South Korean electronics giant, LG, is officially leaving the smartphone market. The company confirmed the same in a statement today, saying that the move was a “strategic decision”. “LG’s strategic decision to exit the incredibly competitive mobile phone sector will enable the company to focus resources in growth areas such as electric vehicle components, connected devices, smart homes, robotics, artificial intelligence and business-to-business solutions, as well as platforms and services,” the company said. But what exactly does this mean? Why is LG choosing to exit the smartphone business, and why that might be a good move? Let’s explore some reasons.
The extremely competitive market
LG is right, the smartphone market is indeed competitive, especially since Chinese companies took over the space. But when companies say competitive, they don’t really mean there are too many players. The competition is with respect to pricing, which is where Chinese manufacturers get the advantage.
Companies like LG have usually sold products at higher prices than competitors like Xiaomi, Vivo or Oppo. As a result, they have lost market share, especially in markets like India where cheaper phones sell better.
You might argue that LG still makes good flagship devices, which means they should be able to make money from that. The problem is that flagship phones sell in lower volumes in markets like India, so they don’t make big money here. For markets like US and UK, where flagship phones do sell in higher numbers, the majority of the market share is taken by Apple and Samsung.
Focus on the future of mobile
But the competition in the market may only be one of the reasons why LG is quitting the business. “Moving forward, LG will continue to leverage its mobile expertise and develop mobility-related technologies such as 6G to help further strengthen competitiveness in other business areas. Core technologies developed during the two decades of LG’s mobile business operations will also be retained and applied to existing and future products,” the statement said. This is where things become more interesting.
You see, companies like LG don’t make money from numbers alone. They actually take technology forward by investing a lot in research and development. This is one of the reasons why they can’t make cheap products as fast as Chinese smartphone makers can. Their focus, as an overall business, is in the future of technology.
So, by quitting the smartphone business, LG is actually freeing itself up for the future of mobile. And coincidentally, the future of mobile isn’t in the handsets that we use today. Mobile technology is only a step in enabling the future of computing, which most believe is going to be in ambient devices — devices that are all around us and don’t require touch-based interactions.
LG may not have shipped many smartphones in the last few years, but you can be assured that it has the expertise to develop future technologies.
Rollable OLEDs Will Be Key
Rollable OLED panels are perhaps LG’s biggest contribution to the future of technology. After all, who doesn’t want a television that can appear as if out of nowhere, right?

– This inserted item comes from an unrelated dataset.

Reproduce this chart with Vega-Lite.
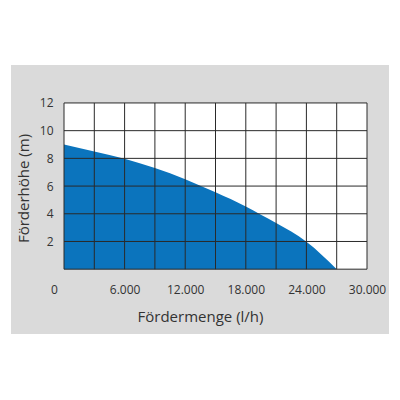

But rollable OLEDs aren’t just the future of TVs. Large rectangular screens have constrained the designs smartphone makers can use for a long time now. As a result, a display that can be rolled into something else and is flexible enough for different shapes is going to enable devices that we may not even have thought of yet.
We have already seen what Samsung and others have achieved with flexible screens and foldable phones, could a rollable OLED offer more? Remember those photos of touchscreen panels wrapped around a user’s hands? That could be the future too.